I have known and loved the music of RVW since my teens - and I asked for Michael Kennedy's "The Works of Ralph Vaughan Williams" when I won an essay prize at school (a work which hitherto I had only been able to borrow from the local library - and that had to be ordered specially!). So please excuse me if I say that to my ears none of his music sounds remotely "difficult" - it is all firmly tonal. The 'grinding dissonances' which open the 4th are, in the composer's own words "cribbed from the finale of Beethoven's ninth." If anything, the opening chord of the finale of the latter is even more dissonant than VW's 4th (though it is true that the dissonances go on for longer in VW's work - but we are not talking 2nd Viennese school!!!).

Alan Howe

Well, it's taken me a long time to appreciate, say, VW's PC - hardly an easy work, surely. All ears react differently, of course, but I still find that there is a pretty wide gulf in approachability between, for example, his 4th and 5th Symphonies. But maybe it's simply taken me longer to encompass the length and breadth, height and depth of his music. My fault, no doubt.

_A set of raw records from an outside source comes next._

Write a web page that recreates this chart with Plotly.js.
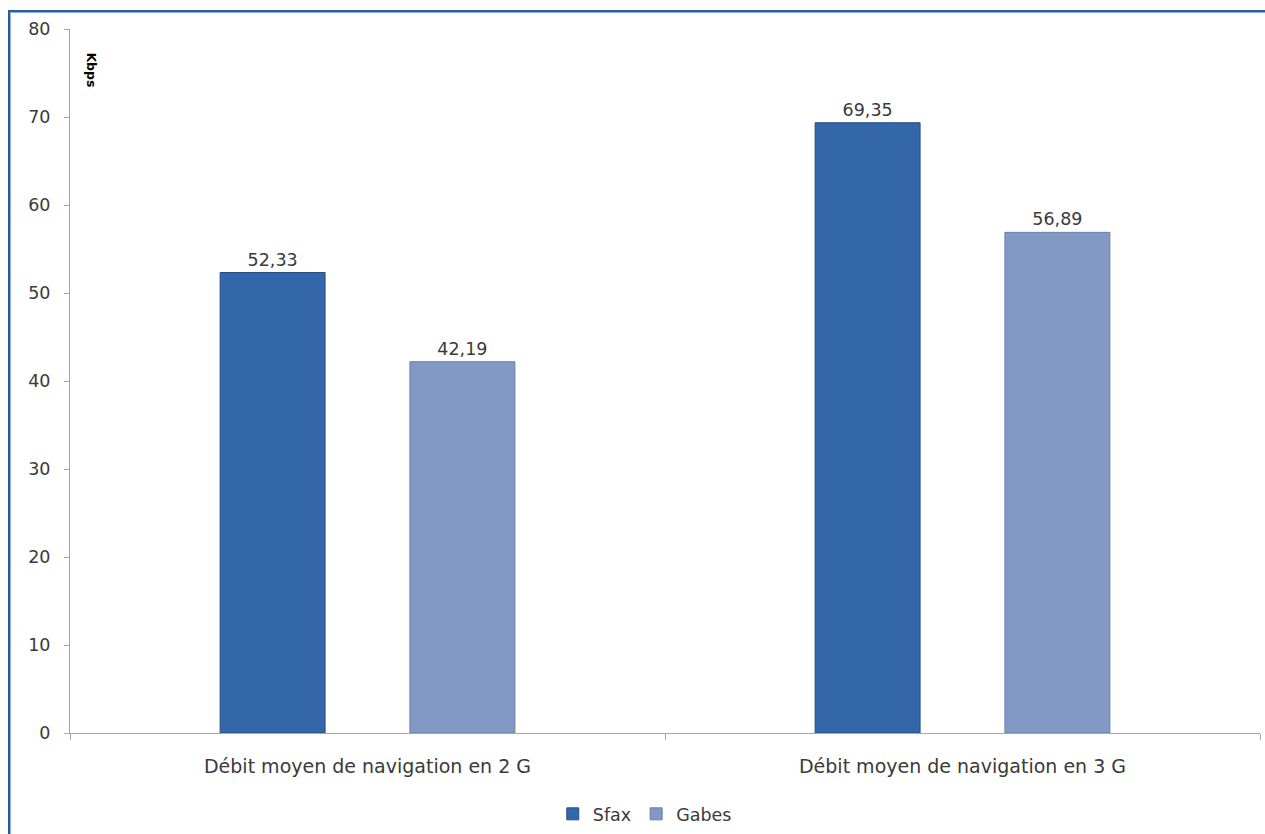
<!DOCTYPE html>
<html>
<head>
<meta charset="utf-8">
<script src="https://cdn.plot.ly/plotly-3.0.1.min.js"></script>
<style>
  html, body { margin: 0; padding: 0; background: #ffffff; }
  #frame { position: absolute; left: 8px; top: 10px; width: 1300px; height: 900px;
           border-left: 2px solid #2f5a9a; border-top: 2px solid #2f5a9a;
           box-shadow: inset 1px 1px 0 #8fb0e0; pointer-events: none; }
  #chart { position: absolute; left: 0; top: 0; width: 1265px; height: 834px; }
</style>
</head>
<body>
<div id="chart"></div>
<div id="frame"></div>
<script>
const categories = ["Débit moyen de navigation en 2 G", "Débit moyen de navigation en 3 G"];
const sfaxValues = [52.33, 69.35];
const gabesValues = [42.19, 56.89];
const seriesNames = ["Sfax", "Gabes"];
const yTicks = [0, 10, 20, 30, 40, 50, 60, 70, 80];
const unitLabel = "Kbps";

const fam = "DejaVu Sans, Verdana, sans-serif";
const textFont = { family: fam, size: 17.5, color: "#3a3a3a" };
const catFont = { family: fam, size: 19, color: "#3a3a3a" };

const traces = [
  {
    type: "bar", name: seriesNames[0], x: categories, y: sfaxValues,
    marker: { color: "#3467aa", line: { color: "#2a4f82", width: 1 } },
    texttemplate: "%{y:.2f}", textposition: "outside", cliponaxis: false,
    textfont: textFont, hoverinfo: "x+y"
  },
  {
    type: "bar", name: seriesNames[1], x: categories, y: gabesValues,
    marker: { color: "#8299c6", line: { color: "#6c7fa6", width: 1 } },
    texttemplate: "%{y:.2f}", textposition: "outside", cliponaxis: false,
    textfont: textFont, hoverinfo: "x+y"
  }
];

const layout = {
  width: 1265, height: 834,
  margin: { l: 70, r: 5, t: 29, b: 101, autoexpand: false },
  paper_bgcolor: "rgba(0,0,0,0)", plot_bgcolor: "#ffffff",
  separators: ", ",
  barmode: "group", bargap: 0.362, bargroupgap: 0.447,
  showlegend: true,
  legend: { orientation: "h", x: 0.483, xanchor: "center", y: -0.115, yanchor: "middle",
            font: textFont, itemwidth: 30, tracegroupgap: 0 },
  xaxis: {
    type: "category", showline: true, linecolor: "#a6a6a6", linewidth: 1,
    ticks: "outside", tickson: "boundaries", ticklen: 6, tickcolor: "#a6a6a6",
    showgrid: false, tickfont: catFont, zeroline: false, ticklabelstandoff: 16
  },
  yaxis: {
    range: [0, 80], tickvals: yTicks, showline: true, linecolor: "#a6a6a6", linewidth: 1,
    ticks: "outside", ticklen: 5, tickcolor: "#a6a6a6", showgrid: false,
    tickfont: textFont, zeroline: false, ticklabelstandoff: 10
  },
  annotations: [
    { text: "<b>" + unitLabel + "</b>", xref: "paper", yref: "paper", x: 0.018, y: 0.942,
      xanchor: "center", yanchor: "middle", showarrow: false, textangle: 90,
      font: { family: fam, size: 12.5, color: "#000000" } }
  ]
};

Plotly.newPlot("chart", traces, layout, { displayModeBar: false, staticPlot: true });
</script>
</body>
</html>
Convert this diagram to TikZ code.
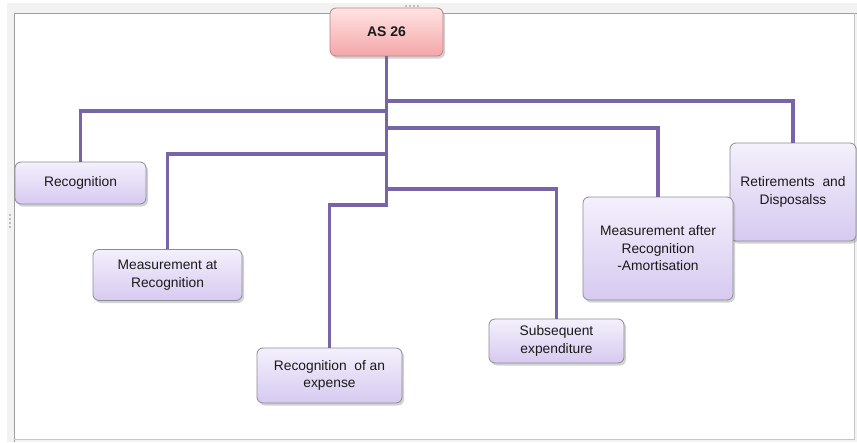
\documentclass[tikz,border=0pt]{standalone}
\usepackage{fontspec}
\setmainfont{Liberation Sans}
\usetikzlibrary{shadows}
\definecolor{connc}{HTML}{7A64A8}
\definecolor{boxtop}{HTML}{F4F0FC}
\definecolor{boxbot}{HTML}{D6CAF0}
\definecolor{boxline}{HTML}{8E8A96}
\definecolor{pinktop}{HTML}{FFE4E4}
\definecolor{pinkbot}{HTML}{F4A6A8}
\definecolor{pinkline}{HTML}{B88488}
\definecolor{txt}{HTML}{1A1A1A}
\tikzset{
  conn/.style={draw=connc, line width=3.6pt},
  lbox/.style={rectangle, rounded corners=6pt, draw=boxline, line width=0.8pt,
    top color=boxtop, bottom color=boxbot, align=center, text=txt,
    font=\fontsize{13.8}{17.5}\selectfont, inner sep=2pt,
    drop shadow={shadow xshift=2pt, shadow yshift=-2.5pt, opacity=0.35, fill=gray}},
  pbox/.style={lbox, draw=pinkline, top color=pinktop, bottom color=pinkbot,
    font=\fontsize{14}{16}\selectfont\bfseries}
}
\begin{document}
\begin{tikzpicture}[x=1pt, y=-1pt]
\useasboundingbox (0,0) rectangle (857,442);
% window frame
\fill[gray!10] (7,3) rectangle (857,442);
\fill[white] (14,13) rectangle (854,439);
\draw[gray!75, line width=1pt] (14,442) -- (14,13) -- (857,13);
\draw[gray!45, line width=0.8pt] (14,439) -- (854,439) -- (854,13);
\foreach \i in {0,...,3} \fill[gray!50] (405+4*\i,5) rectangle ++(2,2);
\foreach \i in {0,...,3} \fill[gray!50] (9,214+4*\i) rectangle ++(2,2);
% nodes
\node[pbox, minimum width=113pt, minimum height=48pt] (as) at (386.5,32) {AS 26};
\node[lbox, minimum width=131pt, minimum height=42pt] (rec) at (80.5,183) {Recognition};
\node[lbox, minimum width=149pt, minimum height=51pt] (mar) at (167.5,275) {Measurement at\\Recognition};
\node[lbox, minimum width=145pt, minimum height=55pt] (exp) at (329.5,375.5) {Recognition~~of an\\expense};
\node[lbox, minimum width=135pt, minimum height=44pt] (sub) at (556.5,341) {Subsequent\\expenditure};
\node[lbox, minimum width=126pt, minimum height=98pt] (ret) at (793,192) {Retirements~~and\\Disposalss};
\node[lbox, minimum width=150pt, minimum height=103pt] (maf) at (658,248.5) {Measurement after\\Recognition\\-Amortisation};
% connectors
\coordinate (j) at (386.5,205);
\coordinate (b1) at (386.5,101);
\coordinate (b2) at (386.5,111);
\coordinate (b3) at (386.5,128);
\coordinate (b4) at (386.5,154);
\coordinate (b5) at (386.5,189);
\draw[conn] (as.south) -- (j) -| (exp.north);
\draw[conn] (b1) -| (ret.north);
\draw[conn] (b2) -| (rec.north);
\draw[conn] (b3) -| (maf.north);
\draw[conn] (b4) -| (mar.north);
\draw[conn] (b5) -| (sub.north);
\end{tikzpicture}
\end{document}
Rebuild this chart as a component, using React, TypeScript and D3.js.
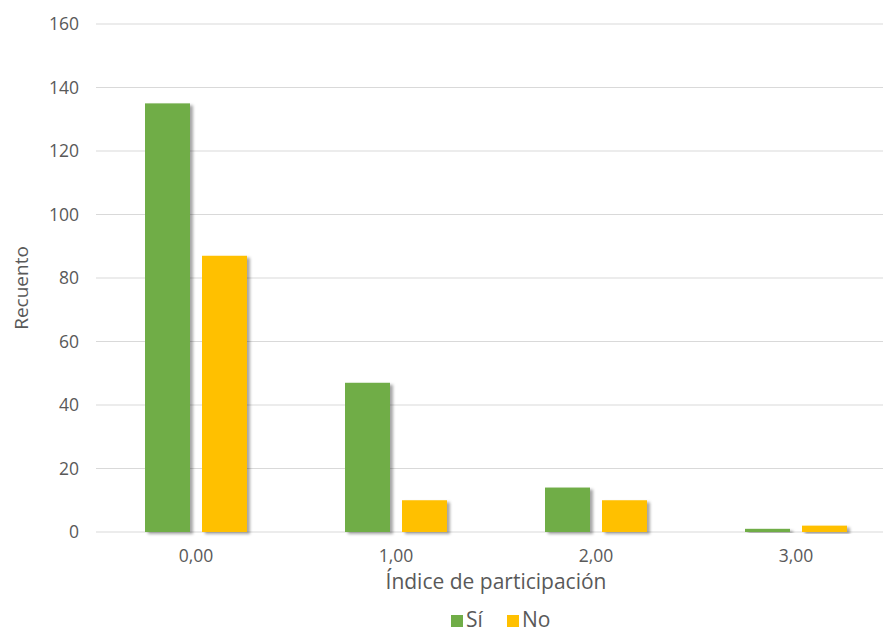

Just one thing, though: 'tonal' doesn't necessarily mean 'not difficult'. Robert Simpson's symphonies are resolutely tonal, but are pretty tough nuts to crack...


Gareth Vaughan

Quote'tonal' doesn't necessarily mean 'not difficult'. Robert Simpson's symphonies are resolutely tonal, but are pretty tough nuts to crack...

Agreed, Alan.

semloh

Mark and Alan made my point far more lucidly! There are parts of RVW that seduce the ear with ease, and become favourites, but others - and I think many of his major works - are actually quite difficult to appreciate and which, as noted, fall outside the remit of UC.

Nationalism in music is a vast topic, and we have briefly touched upon it in the past. Could those 'cowpats' be located in French or Scandinavian fields, I wonder, are they really characteristically English!  ;D

Gareth Vaughan

I'm sorry but I disagree. None of VW's music is more chromatic than Korngold, most of it less so.